Of the top dozen extension codes DMD was the first I did not recognize on sight. It is in the top rank because of LCS, Leland Smith. I leave it as an exercise to find out what it stood for and what the few people LYN, GHB, MMM, UW, DGP, BRP, PW, RD, SEK, MFB and MRC were using this extension for. Likely something to do with Music.

• REL

The REL extension is for relocatable files which were the intermediate assembler or compiler step prior to the loader, but again LCS and MUS have first and second place in terms of their file count with REL extension, while SYS and 3 are third and fourth in having REL files. My BGB sixty REL files in DART all seem to be part of GEOMED and might exist on DART since they were parts of shared libraries at times.

• F4 • FOR • PAS • ADA • C • H

I was surprised to see how many Fortran, Pascal and ’C’ programming language files exist in the SailDart. There are 7360 files with .F4 extension, 1129 files with .FOR extension including the famous Adventure Game. There are 9074 Pascal .PAS files, ADA has 1972 files and 1356 .C files with 488 .H files. PL1 exists at 159 files. The two files with CPP extension are text having to do with a Child Phonology Project. It could have been possible for C++ files to exist on SAIL. C++ was developed in the 1980s and had exploded in popularity before the final DART reel.

• B3D • CAM • CRE

Well this is my memoir, I am pleased that such a large set of geometric modeling related files has been preserved by DART.

SUDS Computer Aided Design Corpus

Digital Images Corpus

The digital image formats •PIC •PIX •PIK •VID •DAT

Audio Sound Corpus

Extension EXT code Theory

The dot extension postfix to file names was a user option and not a mandatory MIME code for either the file system or the operating system. Over time various software packages developed that enforced EXT naming conventions.

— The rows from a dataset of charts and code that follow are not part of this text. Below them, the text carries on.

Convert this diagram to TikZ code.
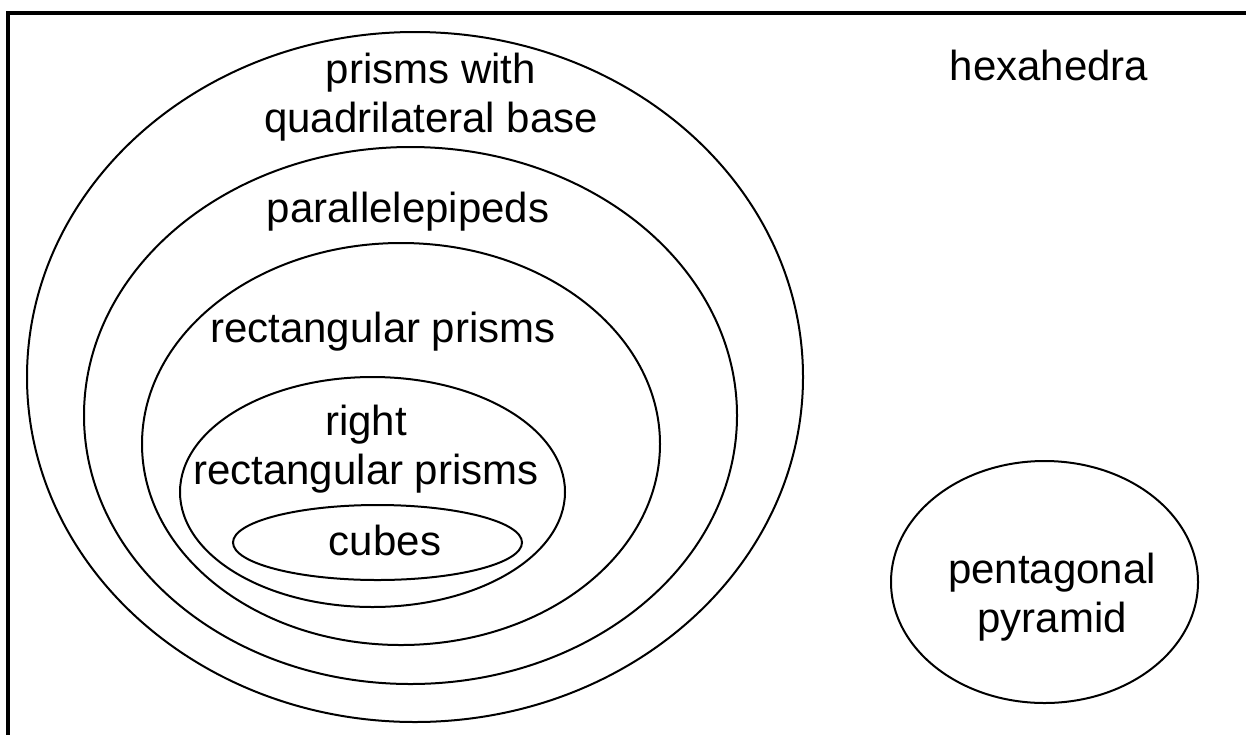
\documentclass[tikz,border=0pt]{standalone}
\usepackage{fontspec}
\setmainfont{Liberation Sans}
\usetikzlibrary{shapes.geometric}
\begin{document}
\begin{tikzpicture}[x=1pt,y=-1pt,
  setbox/.style={draw, ellipse, line width=2pt, inner sep=0pt, outer sep=0pt},
  lbl/.style={anchor=base, align=center, inner sep=0pt,
              font=\fontsize{42pt}{49pt}\selectfont}]
\useasboundingbox (0,0) rectangle (1246,734);
\clip (0,0) rectangle (1246,734);
\fill[white] (0,0) rectangle (1246,734);
% universe: all hexahedra
\draw[line width=4pt] (8,13) rectangle (1262,752);
\node[lbl] (hexa) at (1049,80) {hexahedra};
% nested classes of hexahedra
\node[setbox, minimum width=776pt, minimum height=690pt] (quadprism) at (415,377) {};
\node[setbox, minimum width=653pt, minimum height=537pt] (parallel) at (410.5,415.5) {};
\node[setbox, minimum width=518pt, minimum height=402pt] (rectprism) at (401,444) {};
\node[setbox, minimum width=385pt, minimum height=230pt] (rightprism) at (372.5,492) {};
\node[setbox, minimum width=289pt, minimum height=75pt] (cube) at (377.5,542.5) {};
\node[setbox, minimum width=307pt, minimum height=242pt] (pyramid) at (1044.5,582) {};
% labels (the base anchor of a two-line label is its last baseline)
\node[lbl] (quadprismlbl) at (431,132) {prisms with\\quadrilateral base};
\node[lbl] (parallellbl) at (408,222) {parallelepipeds};
\node[lbl] (rectprismlbl) at (383,342) {rectangular prisms};
\node[lbl] (rightprismlbl) at (366,484) {right\\rectangular prisms};
\node[lbl] (cubelbl) at (385,555) {cubes};
\node[lbl] (pyramidlbl) at (1052,632) {pentagonal\\pyramid};
\end{tikzpicture}
\end{document}
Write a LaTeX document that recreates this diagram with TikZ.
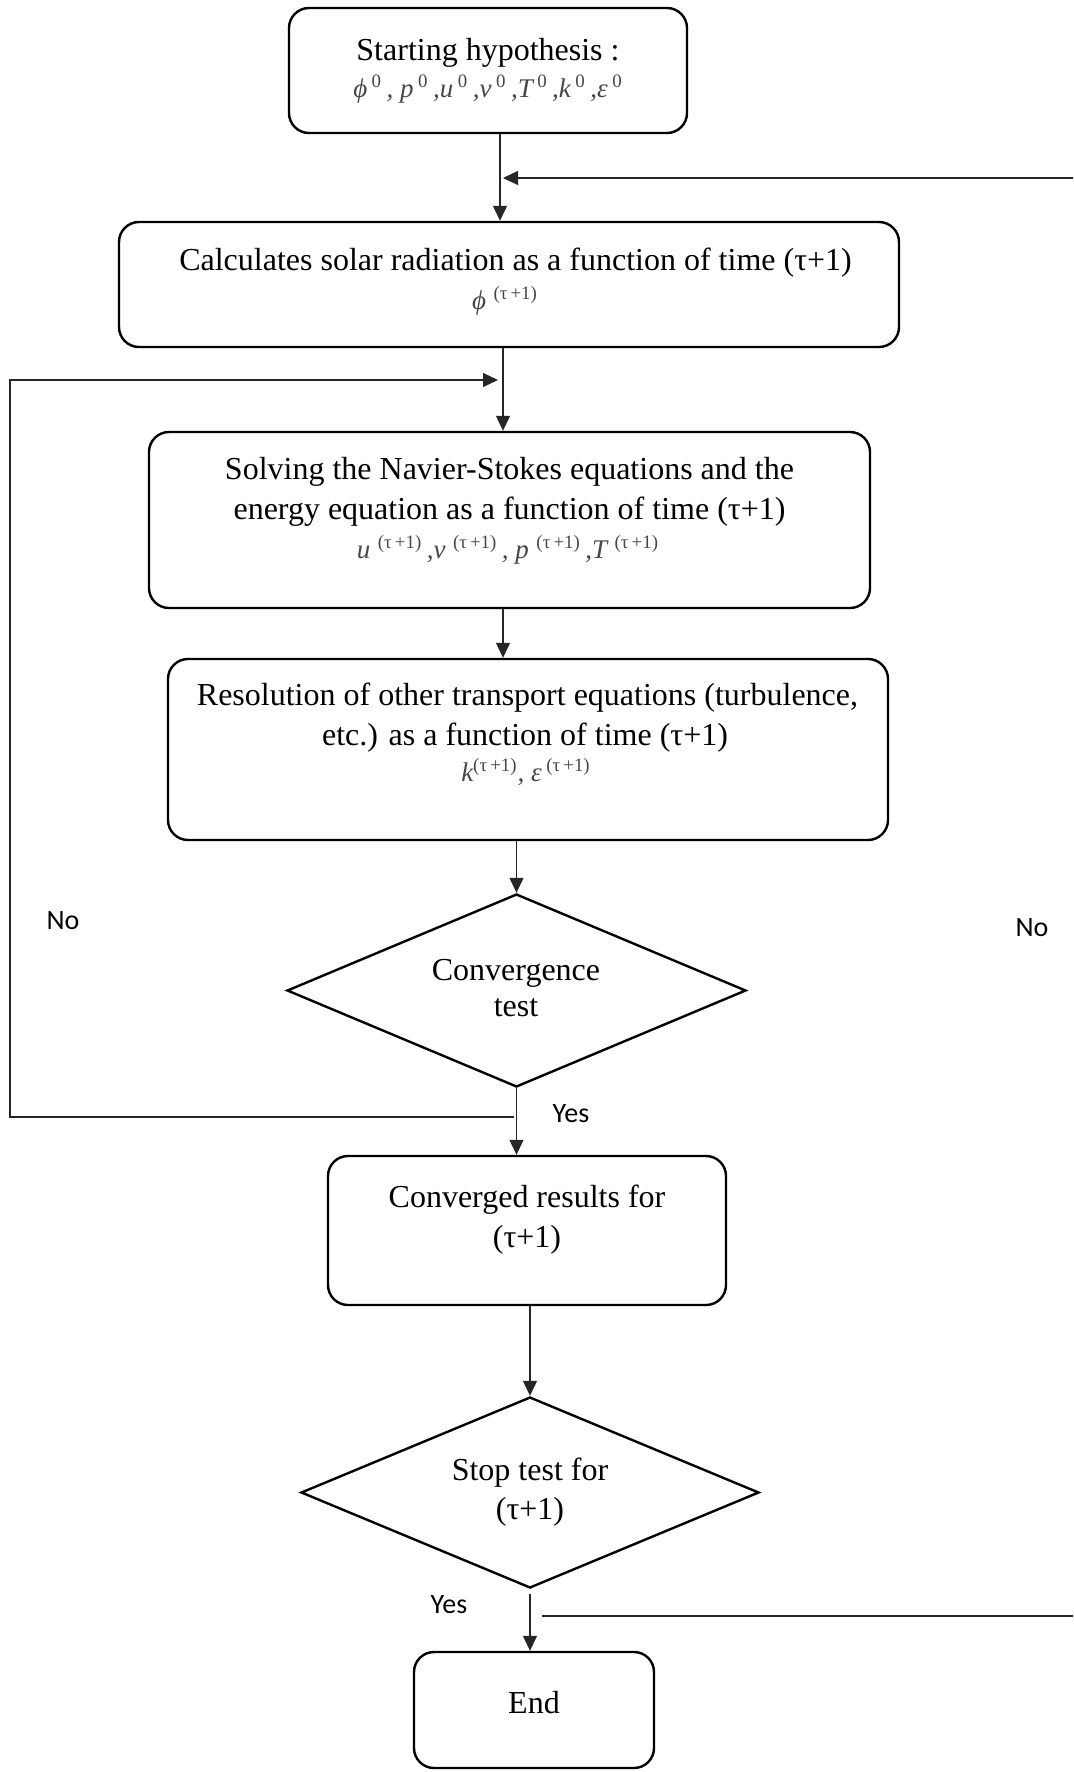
\documentclass[tikz,border=0pt]{standalone}
\usepackage{fontspec}
\setmainfont{Liberation Serif}
\newfontfamily\lblfont{Carlito}
\usetikzlibrary{arrows.meta,shapes.geometric}
\newcommand{\mysup}[1]{\textsuperscript{\upshape #1}}
\begin{document}
\begin{tikzpicture}[x=0.5pt,y=-0.5pt,
  box/.style={draw,line width=1.2pt,rounded corners=10pt,inner sep=0pt},
  dec/.style={draw,diamond,line width=1.2pt,inner sep=0pt},
  txt/.style={inner sep=0pt,font=\fontsize{16}{19}\selectfont},
  mth/.style={inner sep=0pt,text=black!72,font=\fontsize{13.5}{16}\selectfont\itshape},
  lbl/.style={inner sep=0pt,font=\lblfont\fontsize{14}{17}\selectfont},
  conn/.style={line width=0.6pt,draw=black!85},
  arr/.style={conn,-{Triangle[length=7.5pt,width=7pt]}}]
\useasboundingbox (0,0) rectangle (1073,1772);
\clip (0,0) rectangle (1073,1772);

% boxes
\node[box,minimum width=199pt,minimum height=62.5pt] (start) at (488,70.5) {};
\node[box,minimum width=390pt,minimum height=62.5pt] (calc) at (509,284.5) {};
\node[box,minimum width=360.5pt,minimum height=88pt] (ns) at (509.5,520) {};
\node[box,minimum width=360pt,minimum height=90.5pt] (res) at (528,749.5) {};
\node[dec,minimum width=229.5pt,minimum height=96.5pt] (conv) at (516.5,990.5) {};
\node[box,minimum width=199pt,minimum height=74.5pt] (converged) at (527,1230.5) {};
\node[dec,minimum width=229pt,minimum height=95.5pt] (stop) at (530,1492.5) {};
\node[box,minimum width=120pt,minimum height=58pt] (end) at (534,1710) {};

% texts
\node[txt] (t1a) at (488,53) {Starting hypothesis :};
\node[mth] (t1b) at (488,89) {ϕ\,\mysup{0}\,, p\,\mysup{0}\,,u\,\mysup{0}\,,v\,\mysup{0}\,,T\,\mysup{0}\,,k\,\mysup{0}\,,ε\,\mysup{0}};
\node[txt] (t2a) at (515.5,263) {Calculates solar radiation as a function of time (τ+1)};
\node[mth] (t2b) at (505,301) {ϕ\;\mysup{(τ\,+1)}};
\node[txt] (t3a) at (509.5,472) {Solving the Navier-Stokes equations and the};
\node[txt] (t3b) at (509.5,512) {energy equation as a function of time (τ+1)};
\node[mth] (t3c) at (508,550) {u\;\mysup{(τ\,+1)}\,,v\;\mysup{(τ\,+1)}\,, p\;\mysup{(τ\,+1)}\,,T\;\mysup{(τ\,+1)}};
\node[txt] (t4a) at (527.5,698) {Resolution of other transport equations (turbulence,};
\node[txt] (t4b) at (525,738) {etc.) as a function of time (τ+1)};
\node[mth] (t4c) at (526,772) {k\mysup{(τ\,+1)}, ε\,\mysup{(τ\,+1)}};
\node[txt] (t5a) at (516,973) {Convergence};
\node[txt] (t5b) at (516,1008) {test};
\node[txt] (t6a) at (527,1200) {Converged results for};
\node[txt] (t6b) at (527,1240) {(τ+1)};
\node[txt] (t7a) at (530,1473) {Stop test for};
\node[txt] (t7b) at (530,1512) {(τ+1)};
\node[txt] (t8) at (534,1703) {End};

% labels
\node[lbl] (no1) at (63,921) {No};
\node[lbl] (no2) at (1032,928) {No};
\node[lbl] (yes1) at (571,1114) {Yes};
\node[lbl] (yes2) at (449,1605) {Yes};

% columns / loop points
\coordinate (c1) at (500,0);
\coordinate (c2) at (503,0);
\coordinate (rs) at (542,1616);
\coordinate (rb) at (1090,1616);
\coordinate (rt) at (1090,178);
\coordinate (re) at (503,178);
\coordinate (ls) at (514,1117);
\coordinate (lb) at (10,1117);
\coordinate (lt) at (10,380);
\coordinate (le) at (498,380);

% main flow
\draw[arr] (start.south -| c1) -- (calc.north -| c1);
\draw[arr] (calc.south -| c2) -- (ns.north -| c2);
\draw[arr] (ns.south -| c2) -- (res.north -| c2);
\draw[arr] (res.south -| conv.north) -- (conv.north);
\draw[arr] (conv.south) -- (converged.north -| conv.south);
\draw[arr] (converged.south -| stop.north) -- (stop.north);
\draw[arr] ([yshift=-2.5pt]stop.south) -- (end.north -| stop.south);

% feedback loops
\draw[arr] (rs) -- (rb) -- (rt) -- (re);
\draw[arr] (ls) -- (lb) -- (lt) -- (le);
\end{tikzpicture}
\end{document}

Large, Medium and Small collections

In handling SailDart, a further set of sets are named by T-Shirt size Large, Medium and Small. My typical mount point for a full set of SAIL objects is /Large which is for Curator access only. The /Medium is a comprehensive collection but with privacy filtering, copyright restrictions, redundancy removal, damaged data redaction and some relevancy redaction. For example, the DART tables are not included in /Medium, because which tape held which file name is part of the envelope not the message. The obsessive future scholar can go read the /Lcorpus. The /Small size S-corpus again has samples of everything but after extensive editorial selection - in particular the S-corpus attempts to have the latest or the best or even a typical version of each document. Ephemeral files as well as seven hundred ephemeral people are redacted. The ephemeral people are students, guest users, no name user codes, as well as users who left nothing but a trivial ’hello world’ practice exercise or a few boilerplate files copied from elsewhere. An important aspect of the Medium and Small collections is that they have been manually curated, best efforts, to protect personal privacy and to avoid copyright issues, and so can be widely mirrored and distributed. If in doubt, leave it out.

Document Sampler

Let me recommend that you read, or that you at least know about, the following particular SailDart documents: RESO.LES[UP,DOC] This is the SU-AI entry for the ARPAnet Resource Handbook as of 30 September 1977. It is a concise description of SAIL, the software and the documentation. Miraculously restored in HTML all the links pointing to old SAIL filenames are clickable. WORKS.MSG[UP,DOC] A blog from 1981 to 1983 discussing work stations, which was then a niche market bigger and better than home personal computers. Indeed for us privileged few, the SUN work stations were our personal home computers. YUMYUM[P,DOC] The San Francisco Bay area electronic restaurant guide with patron reviews. YUMYUM was the YELP for the decade 1973 to 1984. My hardcopy version of this is marked copyright reserved. SYSTEM.MTG[A,REG] Minutes from the month SYSTEM meeting from May 1974 to October 1979. From this 185 page document it is easy to glean dates when major hardware, software or personnel changes were made. The KL10 arrived 1976-03-31. Amusing to quote, both the Librascope and Ralph Gorin were decommissioned on 1976-11-1:

   PEOPLE
   Wizard: Jeff Rubin is taking over as Chief System Wizard as Ralph Gorin goes looking for LOTS more trouble.
   EQUIPMENT
   Librascope: Rest in peace. Decided that the maintenance effort required is no longer worth the performance gain. We will either give it away or scrap
   it.

Exercises

  1. Pick an EXT data type from this chapter and write the definitive guide to its content. Or add a few more paragraphs with illustrated examples to the above sections.
  2. Write the T-Shirt sub sections for exactly what is in Large, Medium and Small at the end of 2015 and 2016. Coordinate the descriptions with the Exegesis chapter-9.
  3. Append more sampler document descriptions. Arrange into categories.